* _Data records_
· · ·

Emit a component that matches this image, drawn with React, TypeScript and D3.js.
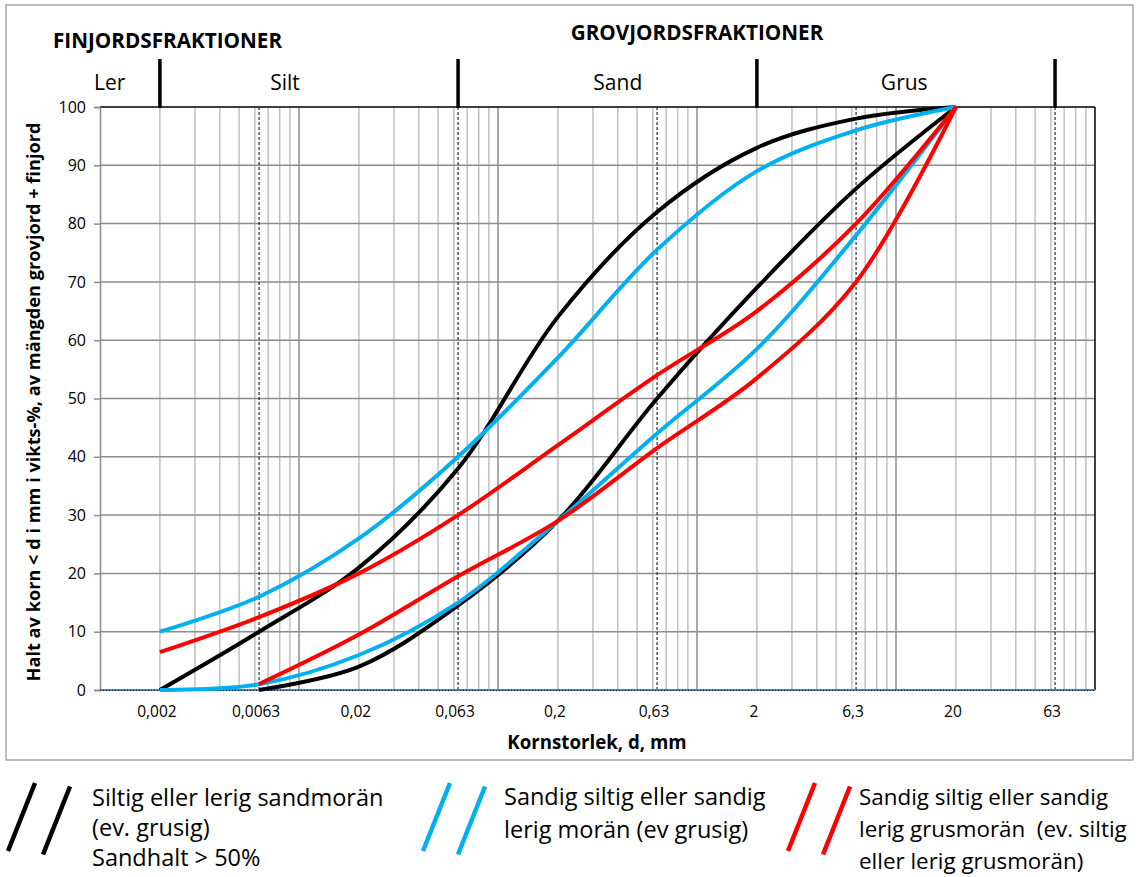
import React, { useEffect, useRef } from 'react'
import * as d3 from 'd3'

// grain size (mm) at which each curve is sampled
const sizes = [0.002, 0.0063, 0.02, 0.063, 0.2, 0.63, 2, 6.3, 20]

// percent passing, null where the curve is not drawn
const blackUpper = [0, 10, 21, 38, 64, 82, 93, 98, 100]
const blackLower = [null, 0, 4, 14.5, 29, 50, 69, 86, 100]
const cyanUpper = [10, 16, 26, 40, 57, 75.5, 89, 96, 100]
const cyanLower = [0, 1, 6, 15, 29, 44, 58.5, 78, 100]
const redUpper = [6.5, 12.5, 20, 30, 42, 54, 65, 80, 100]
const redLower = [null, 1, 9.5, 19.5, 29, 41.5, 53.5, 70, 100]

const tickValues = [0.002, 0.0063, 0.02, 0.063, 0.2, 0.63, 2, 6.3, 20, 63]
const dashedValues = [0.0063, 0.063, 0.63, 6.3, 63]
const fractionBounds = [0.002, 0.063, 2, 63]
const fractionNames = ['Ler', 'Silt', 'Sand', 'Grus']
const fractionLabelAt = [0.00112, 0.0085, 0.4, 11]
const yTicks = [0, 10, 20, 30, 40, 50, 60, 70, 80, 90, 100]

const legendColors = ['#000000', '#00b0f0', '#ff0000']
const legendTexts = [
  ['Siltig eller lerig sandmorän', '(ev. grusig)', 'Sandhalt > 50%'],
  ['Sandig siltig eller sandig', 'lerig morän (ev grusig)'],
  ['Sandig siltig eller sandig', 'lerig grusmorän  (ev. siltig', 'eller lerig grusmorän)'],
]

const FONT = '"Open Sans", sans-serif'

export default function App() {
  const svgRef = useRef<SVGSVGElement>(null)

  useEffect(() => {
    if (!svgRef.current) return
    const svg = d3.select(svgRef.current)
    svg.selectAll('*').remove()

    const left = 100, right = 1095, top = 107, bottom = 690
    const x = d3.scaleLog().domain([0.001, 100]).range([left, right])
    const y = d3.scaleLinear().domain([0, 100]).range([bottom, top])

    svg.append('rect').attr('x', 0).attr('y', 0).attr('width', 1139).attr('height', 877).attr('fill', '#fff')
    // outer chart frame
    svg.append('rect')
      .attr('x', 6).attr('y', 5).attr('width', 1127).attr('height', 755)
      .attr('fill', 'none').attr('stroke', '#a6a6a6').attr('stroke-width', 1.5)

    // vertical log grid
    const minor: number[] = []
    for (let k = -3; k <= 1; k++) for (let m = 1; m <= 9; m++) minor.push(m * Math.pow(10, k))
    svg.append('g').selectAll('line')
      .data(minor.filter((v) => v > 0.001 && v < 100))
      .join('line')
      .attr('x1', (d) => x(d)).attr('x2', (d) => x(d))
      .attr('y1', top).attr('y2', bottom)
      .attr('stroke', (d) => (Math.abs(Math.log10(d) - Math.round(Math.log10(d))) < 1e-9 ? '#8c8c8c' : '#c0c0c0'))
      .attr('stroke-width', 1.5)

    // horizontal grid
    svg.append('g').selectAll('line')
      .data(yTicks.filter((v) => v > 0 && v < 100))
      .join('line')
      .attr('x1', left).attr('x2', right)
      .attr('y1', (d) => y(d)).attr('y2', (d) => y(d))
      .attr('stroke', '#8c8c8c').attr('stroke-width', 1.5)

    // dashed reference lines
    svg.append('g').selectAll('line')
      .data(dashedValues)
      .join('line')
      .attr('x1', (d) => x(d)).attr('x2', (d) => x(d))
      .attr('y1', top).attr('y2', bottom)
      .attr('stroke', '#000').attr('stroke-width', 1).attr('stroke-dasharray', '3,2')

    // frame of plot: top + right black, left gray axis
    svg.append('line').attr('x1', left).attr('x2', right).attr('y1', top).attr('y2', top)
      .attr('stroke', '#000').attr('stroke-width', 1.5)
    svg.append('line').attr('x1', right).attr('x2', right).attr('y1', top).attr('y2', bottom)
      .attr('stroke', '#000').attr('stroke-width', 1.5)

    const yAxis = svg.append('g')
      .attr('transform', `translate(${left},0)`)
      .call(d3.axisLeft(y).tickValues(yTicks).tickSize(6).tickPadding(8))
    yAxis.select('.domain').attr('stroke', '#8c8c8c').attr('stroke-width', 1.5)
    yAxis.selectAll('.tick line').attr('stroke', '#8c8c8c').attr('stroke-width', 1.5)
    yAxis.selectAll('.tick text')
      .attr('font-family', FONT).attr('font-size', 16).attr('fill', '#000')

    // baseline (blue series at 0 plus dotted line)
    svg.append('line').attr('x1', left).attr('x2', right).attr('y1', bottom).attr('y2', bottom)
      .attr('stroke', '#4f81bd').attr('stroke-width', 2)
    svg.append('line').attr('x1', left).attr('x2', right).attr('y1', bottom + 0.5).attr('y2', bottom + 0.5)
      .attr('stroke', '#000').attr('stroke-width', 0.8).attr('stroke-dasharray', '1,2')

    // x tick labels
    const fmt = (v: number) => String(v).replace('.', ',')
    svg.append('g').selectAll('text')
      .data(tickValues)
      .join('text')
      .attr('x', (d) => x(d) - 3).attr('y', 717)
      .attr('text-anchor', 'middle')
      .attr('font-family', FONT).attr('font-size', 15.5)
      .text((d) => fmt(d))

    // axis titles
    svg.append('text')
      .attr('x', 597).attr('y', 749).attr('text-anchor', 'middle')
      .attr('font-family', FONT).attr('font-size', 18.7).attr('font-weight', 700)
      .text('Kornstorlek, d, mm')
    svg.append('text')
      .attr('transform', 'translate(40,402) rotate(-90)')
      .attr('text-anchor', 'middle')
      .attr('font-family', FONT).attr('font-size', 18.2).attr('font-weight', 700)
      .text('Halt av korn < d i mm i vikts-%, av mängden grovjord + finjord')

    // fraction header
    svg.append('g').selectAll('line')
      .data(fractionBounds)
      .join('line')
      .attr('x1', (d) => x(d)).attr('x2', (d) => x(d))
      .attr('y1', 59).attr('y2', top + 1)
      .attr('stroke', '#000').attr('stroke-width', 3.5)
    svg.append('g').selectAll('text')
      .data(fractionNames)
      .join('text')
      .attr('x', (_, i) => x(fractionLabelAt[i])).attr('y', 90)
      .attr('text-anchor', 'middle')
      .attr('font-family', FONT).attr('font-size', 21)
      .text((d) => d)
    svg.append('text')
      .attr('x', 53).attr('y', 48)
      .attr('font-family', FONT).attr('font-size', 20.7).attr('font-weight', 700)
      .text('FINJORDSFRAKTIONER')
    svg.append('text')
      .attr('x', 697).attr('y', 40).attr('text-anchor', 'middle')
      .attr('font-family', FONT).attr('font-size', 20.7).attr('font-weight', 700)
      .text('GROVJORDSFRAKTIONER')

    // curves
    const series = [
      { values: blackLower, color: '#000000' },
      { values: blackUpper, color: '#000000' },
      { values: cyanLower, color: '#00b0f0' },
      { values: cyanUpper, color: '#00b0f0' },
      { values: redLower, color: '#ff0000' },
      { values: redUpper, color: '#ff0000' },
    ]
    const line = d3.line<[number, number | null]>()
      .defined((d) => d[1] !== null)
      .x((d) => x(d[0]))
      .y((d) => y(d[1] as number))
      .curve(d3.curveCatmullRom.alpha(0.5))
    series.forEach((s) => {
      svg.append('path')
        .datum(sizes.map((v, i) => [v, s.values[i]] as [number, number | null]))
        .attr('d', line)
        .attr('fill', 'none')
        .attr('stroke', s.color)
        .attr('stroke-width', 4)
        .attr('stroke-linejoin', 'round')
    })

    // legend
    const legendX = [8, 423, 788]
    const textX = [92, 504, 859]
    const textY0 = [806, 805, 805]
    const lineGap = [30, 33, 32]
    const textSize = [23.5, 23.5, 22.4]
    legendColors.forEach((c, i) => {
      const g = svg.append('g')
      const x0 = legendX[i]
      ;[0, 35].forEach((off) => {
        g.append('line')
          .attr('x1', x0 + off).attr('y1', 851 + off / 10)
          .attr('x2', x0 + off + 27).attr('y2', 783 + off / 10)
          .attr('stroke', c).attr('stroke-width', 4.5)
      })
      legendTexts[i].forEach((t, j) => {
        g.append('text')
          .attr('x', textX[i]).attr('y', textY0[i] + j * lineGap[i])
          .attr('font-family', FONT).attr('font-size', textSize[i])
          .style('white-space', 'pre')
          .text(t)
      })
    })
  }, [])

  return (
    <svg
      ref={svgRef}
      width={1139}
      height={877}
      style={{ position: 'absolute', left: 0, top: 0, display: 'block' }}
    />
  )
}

· · ·

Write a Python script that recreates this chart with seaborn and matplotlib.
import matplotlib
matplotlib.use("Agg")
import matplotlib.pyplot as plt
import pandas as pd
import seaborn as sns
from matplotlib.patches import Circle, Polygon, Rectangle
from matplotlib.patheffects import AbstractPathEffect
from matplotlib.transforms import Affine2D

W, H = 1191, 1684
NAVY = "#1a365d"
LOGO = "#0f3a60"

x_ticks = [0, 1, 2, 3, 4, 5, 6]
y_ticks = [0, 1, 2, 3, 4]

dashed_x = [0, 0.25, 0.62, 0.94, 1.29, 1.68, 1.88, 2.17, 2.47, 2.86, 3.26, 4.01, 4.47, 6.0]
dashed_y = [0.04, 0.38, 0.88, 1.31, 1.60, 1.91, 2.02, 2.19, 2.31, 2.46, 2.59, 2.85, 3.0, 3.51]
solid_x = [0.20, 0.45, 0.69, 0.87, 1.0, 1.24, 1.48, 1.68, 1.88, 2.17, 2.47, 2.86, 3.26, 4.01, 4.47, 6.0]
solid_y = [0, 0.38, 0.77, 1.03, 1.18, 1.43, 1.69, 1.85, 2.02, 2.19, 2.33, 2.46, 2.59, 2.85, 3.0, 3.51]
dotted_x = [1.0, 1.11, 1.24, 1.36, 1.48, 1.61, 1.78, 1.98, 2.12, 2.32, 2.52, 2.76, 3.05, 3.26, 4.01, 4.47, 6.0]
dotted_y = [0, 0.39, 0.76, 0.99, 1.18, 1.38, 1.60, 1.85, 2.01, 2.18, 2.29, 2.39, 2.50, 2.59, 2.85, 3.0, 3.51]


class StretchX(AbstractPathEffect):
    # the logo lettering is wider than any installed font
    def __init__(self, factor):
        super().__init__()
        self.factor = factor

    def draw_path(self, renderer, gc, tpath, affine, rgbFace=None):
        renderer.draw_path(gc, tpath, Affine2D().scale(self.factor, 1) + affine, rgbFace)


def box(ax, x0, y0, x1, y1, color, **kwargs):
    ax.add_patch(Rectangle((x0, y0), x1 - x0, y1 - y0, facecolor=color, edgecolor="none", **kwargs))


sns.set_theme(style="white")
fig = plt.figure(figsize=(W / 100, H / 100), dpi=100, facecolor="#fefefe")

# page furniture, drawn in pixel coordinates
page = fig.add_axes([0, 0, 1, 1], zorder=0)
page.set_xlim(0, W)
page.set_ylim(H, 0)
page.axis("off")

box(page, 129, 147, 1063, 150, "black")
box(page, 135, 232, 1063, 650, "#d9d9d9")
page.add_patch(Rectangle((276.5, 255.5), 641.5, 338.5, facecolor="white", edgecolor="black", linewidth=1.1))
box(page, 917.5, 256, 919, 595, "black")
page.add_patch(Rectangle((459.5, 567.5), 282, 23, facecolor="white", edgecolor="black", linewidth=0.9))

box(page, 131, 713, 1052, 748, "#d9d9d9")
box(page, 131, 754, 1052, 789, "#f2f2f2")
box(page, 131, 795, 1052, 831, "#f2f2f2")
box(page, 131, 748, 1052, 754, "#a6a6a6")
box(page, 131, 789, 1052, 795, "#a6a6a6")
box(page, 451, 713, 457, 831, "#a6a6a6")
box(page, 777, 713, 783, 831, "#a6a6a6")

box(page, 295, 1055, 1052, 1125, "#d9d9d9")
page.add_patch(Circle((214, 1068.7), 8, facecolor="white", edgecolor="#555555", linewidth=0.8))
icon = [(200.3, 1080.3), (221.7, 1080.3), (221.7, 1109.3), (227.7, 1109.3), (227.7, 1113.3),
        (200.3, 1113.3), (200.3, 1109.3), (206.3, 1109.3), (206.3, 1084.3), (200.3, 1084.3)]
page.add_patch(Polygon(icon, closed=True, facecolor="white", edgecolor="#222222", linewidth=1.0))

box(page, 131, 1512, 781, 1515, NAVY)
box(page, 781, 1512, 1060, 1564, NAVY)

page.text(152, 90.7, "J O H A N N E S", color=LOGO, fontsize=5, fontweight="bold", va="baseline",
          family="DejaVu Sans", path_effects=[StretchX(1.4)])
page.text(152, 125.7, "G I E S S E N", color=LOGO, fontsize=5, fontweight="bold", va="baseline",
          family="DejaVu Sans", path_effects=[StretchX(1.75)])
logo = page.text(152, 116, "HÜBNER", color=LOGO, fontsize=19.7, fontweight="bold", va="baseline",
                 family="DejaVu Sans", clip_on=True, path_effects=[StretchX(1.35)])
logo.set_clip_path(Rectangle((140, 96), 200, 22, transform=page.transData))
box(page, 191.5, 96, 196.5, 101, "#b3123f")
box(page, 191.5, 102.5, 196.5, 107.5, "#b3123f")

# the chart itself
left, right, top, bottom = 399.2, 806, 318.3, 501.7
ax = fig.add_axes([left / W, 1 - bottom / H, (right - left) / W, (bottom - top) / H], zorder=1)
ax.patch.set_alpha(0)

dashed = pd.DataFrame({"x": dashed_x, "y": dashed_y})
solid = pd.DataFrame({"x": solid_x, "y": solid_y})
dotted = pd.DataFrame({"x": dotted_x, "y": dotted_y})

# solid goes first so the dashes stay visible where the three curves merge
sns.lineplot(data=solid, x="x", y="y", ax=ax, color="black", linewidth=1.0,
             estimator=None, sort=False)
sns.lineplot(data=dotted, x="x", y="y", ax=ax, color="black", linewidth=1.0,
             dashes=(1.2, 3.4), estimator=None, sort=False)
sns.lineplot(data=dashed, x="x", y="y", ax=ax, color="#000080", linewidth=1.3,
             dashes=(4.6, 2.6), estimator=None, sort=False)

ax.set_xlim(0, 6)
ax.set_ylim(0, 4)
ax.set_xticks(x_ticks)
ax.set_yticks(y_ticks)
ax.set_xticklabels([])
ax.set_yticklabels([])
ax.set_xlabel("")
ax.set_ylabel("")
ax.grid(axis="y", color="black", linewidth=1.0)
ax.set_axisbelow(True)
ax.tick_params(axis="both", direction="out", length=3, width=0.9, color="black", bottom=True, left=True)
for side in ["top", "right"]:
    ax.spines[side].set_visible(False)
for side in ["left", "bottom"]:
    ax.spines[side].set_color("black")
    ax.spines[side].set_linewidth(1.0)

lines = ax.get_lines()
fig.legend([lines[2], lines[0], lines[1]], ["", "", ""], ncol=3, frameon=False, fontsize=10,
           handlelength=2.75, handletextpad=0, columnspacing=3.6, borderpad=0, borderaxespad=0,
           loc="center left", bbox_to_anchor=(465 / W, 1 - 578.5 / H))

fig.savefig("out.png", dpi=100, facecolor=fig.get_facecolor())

· · ·

* _WORK TO COMPLETE_
Retype, word for word, every line from the line with "Write a Python" to the line with "y_ticks = [0, 1, 2, 3, 4]", inclusive. Add nothing.

* _RESULT FOR THIS EXERCISE_
Write a Python script that recreates this chart with seaborn and matplotlib.
import matplotlib
matplotlib.use("Agg")
import matplotlib.pyplot as plt
import pandas as pd
import seaborn as sns
from matplotlib.patches import Circle, Polygon, Rectangle
from matplotlib.patheffects import AbstractPathEffect
from matplotlib.transforms import Affine2D

W, H = 1191, 1684
NAVY = "#1a365d"
LOGO = "#0f3a60"

x_ticks = [0, 1, 2, 3, 4, 5, 6]
y_ticks = [0, 1, 2, 3, 4]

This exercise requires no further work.